ただし、純粋に官僚のまま大命降下したのは、清浦・広田・平沼の短命弱体政権のみ。
強力政権となった原・加藤・濱口は党人としての経験を十分に積んでいる。戦後は言うに及ばず、自民党政権。
首相と衆議院の地位はそれだけ重かったのです。
とはいうものの、宮沢喜一を最後。
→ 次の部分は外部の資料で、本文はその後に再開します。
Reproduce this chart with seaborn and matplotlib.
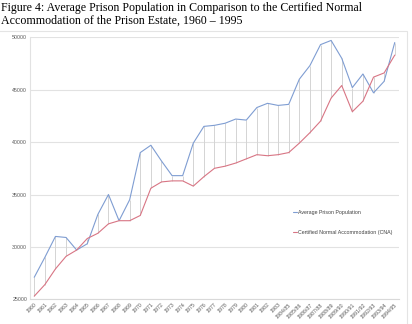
import pandas as pd
import matplotlib.pyplot as plt
import seaborn as sns
import numpy as np
from matplotlib.patches import Rectangle

# data
years = ["1960", "1961", "1962", "1963", "1964", "1965", "1966", "1967", "1968", "1969",
         "1970", "1971", "1972", "1973", "1974", "1975", "1976", "1977", "1978", "1979",
         "1980", "1981", "1982", "1983", "1984/85", "1985/86", "1986/87", "1987/88",
         "1988/89", "1989/90", "1990/91", "1991/92", "1992/93", "1993/94", "1994/95"]
population = [27100, 29000, 31000, 30900, 29700, 30300, 33100, 35000, 32500, 34500,
              39000, 39700, 38200, 36800, 36800, 39900, 41500, 41600, 41800, 42200,
              42100, 43300, 43700, 43500, 43600, 46000, 47300, 49300, 49700, 48000,
              45200, 46500, 44700, 45800, 49500]
cna = [25300, 26400, 27900, 29100, 29700, 30800, 31300, 32200, 32500, 32500,
       33000, 35600, 36200, 36300, 36300, 35800, 36700, 37500, 37700, 38000,
       38400, 38800, 38700, 38800, 39000, 39900, 40900, 42000, 44200, 45400,
       42900, 43900, 46200, 46600, 48300]
series_names = ["Average Prison Population", "Certified Normal Accommodation (CNA)"]

BLUE = "#7f9dd2"
RED = "#d87584"

sns.set_style("white")
plt.rcParams['font.family'] = ['Liberation Sans', 'DejaVu Sans']

idx = np.arange(len(years))
df = pd.concat([
    pd.DataFrame({"x": idx, "valor": population, "serie": series_names[0]}),
    pd.DataFrame({"x": idx, "valor": cna, "serie": series_names[1]}),
])

fig = plt.figure(figsize=(4.12, 3.24), dpi=100)
ax = fig.add_axes([0.0728, 0.0762, 0.8956, 0.8087])

# lineas entre las dos series (high-low)
ax.vlines(idx, np.minimum(population, cna), np.maximum(population, cna),
          color="#d4d4d4", linewidth=0.7, zorder=1)

sns.lineplot(data=df, x="x", y="valor", hue="serie", palette=[BLUE, RED],
             linewidth=0.8, ax=ax, zorder=3)

ax.set_ylim(25000, 50000)
ax.set_xlim(-0.4, len(years) - 0.6)
ax.set_yticks([25000, 30000, 35000, 40000, 45000, 50000])
ax.set_yticklabels([str(v) for v in [25000, 30000, 35000, 40000, 45000, 50000]])
ax.set_xticks(idx)
ax.set_xticklabels(years, rotation=45, ha="right", rotation_mode="anchor")
ax.tick_params(axis="both", labelsize=3.8, labelcolor="#595959", length=0, pad=2)
ax.set_xlabel("")
ax.set_ylabel("")
ax.grid(axis="y", color="#e2e2e2", linewidth=0.8)
ax.set_axisbelow(True)
for side in ["top", "right"]:
    ax.spines[side].set_visible(False)
ax.spines["left"].set_color("#e2e2e2")
ax.spines["bottom"].set_color("#d9d9d9")
ax.spines["left"].set_linewidth(0.8)
ax.spines["bottom"].set_linewidth(0.8)

ax.legend(loc="center left", bbox_to_anchor=(0.70, 0.294), frameon=False,
          fontsize=3.8, handlelength=0.8, handletextpad=0.2, labelspacing=2.8,
          labelcolor="#404040")

# borde del area del grafico
fig.patches.append(Rectangle((-0.01, -0.01), 407 / 412 + 0.01, 1 - 31 / 324 + 0.01,
                             transform=fig.transFigure, fill=False,
                             edgecolor="#e4e4e4", linewidth=0.8))

fig.text(0.003, 0.995, "Figure 4: Average Prison Population in Comparison to the Certified Normal\n"
         "Accommodation of the Prison Estate, 1960 \u2013 1995",
         ha="left", va="top", fontsize=8.6, family=["Liberation Serif", "DejaVu Serif"],
         linespacing=1.15, color="black")

plt.savefig("out.png", dpi=100)
plt.close()
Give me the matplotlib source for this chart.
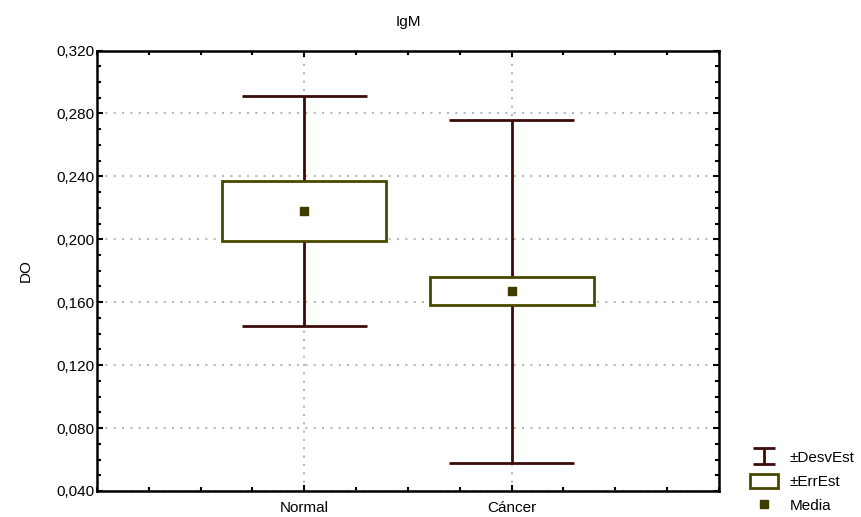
import matplotlib
matplotlib.use("Agg")
import matplotlib.pyplot as plt
from matplotlib.lines import Line2D
from matplotlib.patches import Rectangle
from matplotlib.path import Path
from matplotlib.ticker import MultipleLocator, FuncFormatter

plt.rcParams['font.family'] = ['Liberation Sans', 'DejaVu Sans']

categories = ["Normal", "Cáncer"]
means = [0.218, 0.167]
sd = [0.073, 0.109]
se = [0.019, 0.009]

whisker_c = "#3d0a0a"
box_c = "#4a4800"
mean_c = "#3d3d00"
FS = 11

fig = plt.figure(figsize=(8.62, 5.17), dpi=100)
ax = fig.add_axes([0.1125, 0.0503, 0.7216, 0.852])

xs = [1, 2]
# whiskers (mean ± SD)
for x, m, s in zip(xs, means, sd):
    ax.vlines(x, m - s, m + s, color=whisker_c, lw=2, zorder=2)
    ax.hlines([m - s, m + s], x - 0.3, x + 0.3, color=whisker_c, lw=2, zorder=2)
# boxes (mean ± SE)
ax.bar(xs, [2 * e for e in se], bottom=[m - e for m, e in zip(means, se)],
       width=0.79, facecolor="white", edgecolor=box_c, linewidth=2, zorder=3)
ax.scatter(xs, means, marker="s", s=36, color=mean_c, zorder=4)

ax.set_xlim(0, 3)
ax.set_ylim(0.04, 0.32)
ax.set_xticks(xs)
ax.set_xticklabels(categories)
ax.xaxis.set_minor_locator(MultipleLocator(0.25))
ax.yaxis.set_major_locator(MultipleLocator(0.04))
ax.yaxis.set_minor_locator(MultipleLocator(0.01))
ax.yaxis.set_major_formatter(FuncFormatter(lambda v, p: f"{v:.3f}".replace(".", ",")))
ax.tick_params(which="both", direction="in", top=True, right=True, labelsize=FS, width=1.5)
ax.tick_params(which="major", length=4)
ax.tick_params(which="minor", length=3)
ax.tick_params(axis="y", which="major", pad=2)
ax.tick_params(axis="x", which="major", pad=7)
ax.grid(True, which="major", linestyle=(0, (1, 3)), color="#b8b8b8", lw=1.5, zorder=0)
ax.set_axisbelow(True)
for sp in ax.spines.values():
    sp.set_linewidth(1.8)

ax.set_title("IgM", fontsize=FS, pad=18)
ax.set_ylabel("DO", fontsize=FS, labelpad=17)

ibar = Path([(-0.5, 0.35), (0.5, 0.35), (0, 0.35), (0, -0.35), (-0.5, -0.35), (0.5, -0.35)],
            [Path.MOVETO, Path.LINETO, Path.MOVETO, Path.LINETO, Path.MOVETO, Path.LINETO])
handles = [
    Line2D([], [], linestyle="none", marker=ibar, markersize=16, markeredgewidth=2,
           color=whisker_c, markerfacecolor="none"),
    Rectangle((0, 0), 1, 1, facecolor="white", edgecolor=box_c, linewidth=2),
    Line2D([], [], linestyle="none", marker="s", markersize=6, color=mean_c),
]
fig.legend(handles, ["±DesvEst", "±ErrEst", "Media"], loc="lower left",
           bbox_to_anchor=(0.863, -0.004), frameon=False, fontsize=FS,
           handlelength=1.8, handleheight=1.0, labelspacing=0.57, handletextpad=0.8,
           borderaxespad=0)

fig.savefig("out.png", dpi=100)
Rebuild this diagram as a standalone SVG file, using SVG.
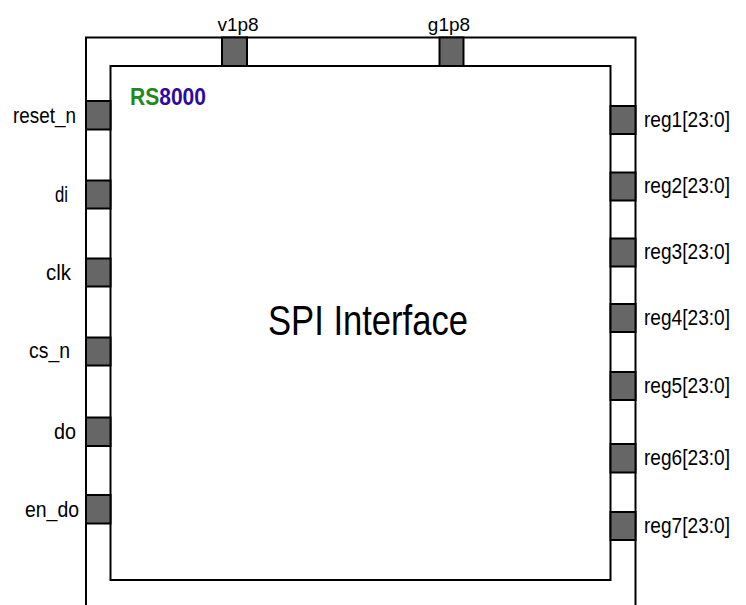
<svg xmlns="http://www.w3.org/2000/svg" width="746" height="605" viewBox="0 0 746 605">
  <style>
    .line { fill: none; stroke: #000; stroke-width: 2; }
    .block { fill: #fff; stroke: #000; stroke-width: 2; }
    .pin { fill: #666; stroke: #000; stroke-width: 2; }
    .top { font-family: "Liberation Sans", Arial, sans-serif; font-size: 19px; fill: #000; }
    .lbl { font-family: "Liberation Sans", Arial, sans-serif; font-size: 21.5px; fill: #000; }
    .title { font-family: "Liberation Sans", Arial, sans-serif; font-size: 42px; fill: #000; }
    .logo { font-family: "Liberation Sans", Arial, sans-serif; font-size: 23px; font-weight: bold; }
  </style>
  <rect width="746" height="605" fill="#fff"/>
  <g id="connectors">
    <path class="line" d="M86,605 V37.5 H635.5 V605"/>
  </g>
  <g id="block">
    <rect class="block" x="110.5" y="66" width="500" height="514"/>
    <text x="130" y="105" class="logo" textLength="76" lengthAdjust="spacingAndGlyphs"><tspan fill="#1e8a1e">RS</tspan><tspan fill="#2f0a9e">8000</tspan></text>
    <text x="368" y="335" class="title" text-anchor="middle" textLength="200" lengthAdjust="spacingAndGlyphs">SPI Interface</text>
  </g>
  <g id="pin-v1p8">
    <rect class="pin" x="222" y="37.5" width="25" height="28.5"/>
    <text class="top" x="238" y="30.5" text-anchor="middle">v1p8</text>
  </g>
  <g id="pin-g1p8">
    <rect class="pin" x="439.5" y="37.5" width="24" height="28.5"/>
    <text class="top" x="449" y="30.5" text-anchor="middle">g1p8</text>
  </g>
  <g id="pin-reset_n">
    <rect class="pin" x="86" y="101" width="24.5" height="28.5"/>
    <text class="lbl" x="13" y="123" textLength="63" lengthAdjust="spacingAndGlyphs">reset_n</text>
  </g>
  <g id="pin-di">
    <rect class="pin" x="86" y="180.5" width="24.5" height="28"/>
    <text class="lbl" x="55" y="202" textLength="13" lengthAdjust="spacingAndGlyphs">di</text>
  </g>
  <g id="pin-clk">
    <rect class="pin" x="86" y="258.5" width="24.5" height="28"/>
    <text class="lbl" x="46" y="280" textLength="25" lengthAdjust="spacingAndGlyphs">clk</text>
  </g>
  <g id="pin-cs_n">
    <rect class="pin" x="86" y="337.5" width="24.5" height="28"/>
    <text class="lbl" x="29" y="358" textLength="41" lengthAdjust="spacingAndGlyphs">cs_n</text>
  </g>
  <g id="pin-do">
    <rect class="pin" x="86" y="417.5" width="24.5" height="28.5"/>
    <text class="lbl" x="54" y="439" textLength="22" lengthAdjust="spacingAndGlyphs">do</text>
  </g>
  <g id="pin-en_do">
    <rect class="pin" x="86" y="495" width="24.5" height="28.5"/>
    <text class="lbl" x="25" y="517" textLength="54" lengthAdjust="spacingAndGlyphs">en_do</text>
  </g>
  <g id="pin-reg1">
    <rect class="pin" x="610.5" y="106" width="25" height="28"/>
    <text class="lbl" x="644" y="127" textLength="86" lengthAdjust="spacingAndGlyphs">reg1[23:0]</text>
  </g>
  <g id="pin-reg2">
    <rect class="pin" x="610.5" y="172.5" width="25" height="28"/>
    <text class="lbl" x="644" y="193" textLength="86" lengthAdjust="spacingAndGlyphs">reg2[23:0]</text>
  </g>
  <g id="pin-reg3">
    <rect class="pin" x="610.5" y="238.5" width="25" height="28"/>
    <text class="lbl" x="644" y="259" textLength="86" lengthAdjust="spacingAndGlyphs">reg3[23:0]</text>
  </g>
  <g id="pin-reg4">
    <rect class="pin" x="610.5" y="304" width="25" height="28"/>
    <text class="lbl" x="644" y="325" textLength="86" lengthAdjust="spacingAndGlyphs">reg4[23:0]</text>
  </g>
  <g id="pin-reg5">
    <rect class="pin" x="610.5" y="372" width="25" height="28"/>
    <text class="lbl" x="644" y="393" textLength="86" lengthAdjust="spacingAndGlyphs">reg5[23:0]</text>
  </g>
  <g id="pin-reg6">
    <rect class="pin" x="610.5" y="444" width="25" height="28.5"/>
    <text class="lbl" x="644" y="465" textLength="86" lengthAdjust="spacingAndGlyphs">reg6[23:0]</text>
  </g>
  <g id="pin-reg7">
    <rect class="pin" x="610.5" y="512" width="25" height="28"/>
    <text class="lbl" x="644" y="533" textLength="86" lengthAdjust="spacingAndGlyphs">reg7[23:0]</text>
  </g>
</svg>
東大だって、その後は鳩山由紀夫のみ。
平成は、首相と衆議院が軽くなったということか。

軍人
戊辰の役で総督:西園寺公望
陸:山縣有朋、桂太郎、寺内正毅、田中義一、林銑十郎、阿部信行、東條英機、小磯国昭、東久邇宮稔彦
海:山本権兵衛、加藤友三郎、齋藤実、岡田啓介、米内光政、鈴木貫太郎

 このくくりは、今の憲法が続く限り東久邇宮が最後。
戦前、最も多いのがこのくくり。
安定政権を築けたのは桂・田中・東條。
全員、衆議院を抑えたからだが、政党との関係に腐心した。
弱体内閣だけど、相手がもっと弱すぎて意外と長続きした齋藤内閣というのもある。

公家
三条実美、西園寺公望、近衛文麿、細川護煕

 なんだかなあ。
歴代内閣に数えられていない三条が可哀そう。

皇族
東久邇宮稔彦

 敗戦という異常事態だから。

世襲代議士(サラリーマン)
鳩山一郎、羽田孜、橋本龍太郎、小渕恵三、森喜朗、小泉純一郎、安倍晋三、福田康夫、麻生太郎、鳩山由紀夫

 一郎も二世ですよ。
羽田以降で世襲でないのは、村山と菅と野田のみ。
そう考えると世襲だから悪いとは言えないけど、平成の自民党なんかはいい加減にしろとしか言いようがない。橋本から麻生まで全員世襲ってやりすぎだろう。
「だから民主党なんかに負けるんだよ」と毒づきたくなる。

 さて、最もマトモな出身母体を発見。

志士
伊藤博文、黒田清隆、山縣有朋、松方正義、大隈重信、桂太郎

 大隈重信は見なかったことにしよう。笑
あれでも大久保利通の右腕としては優秀だったんですよ。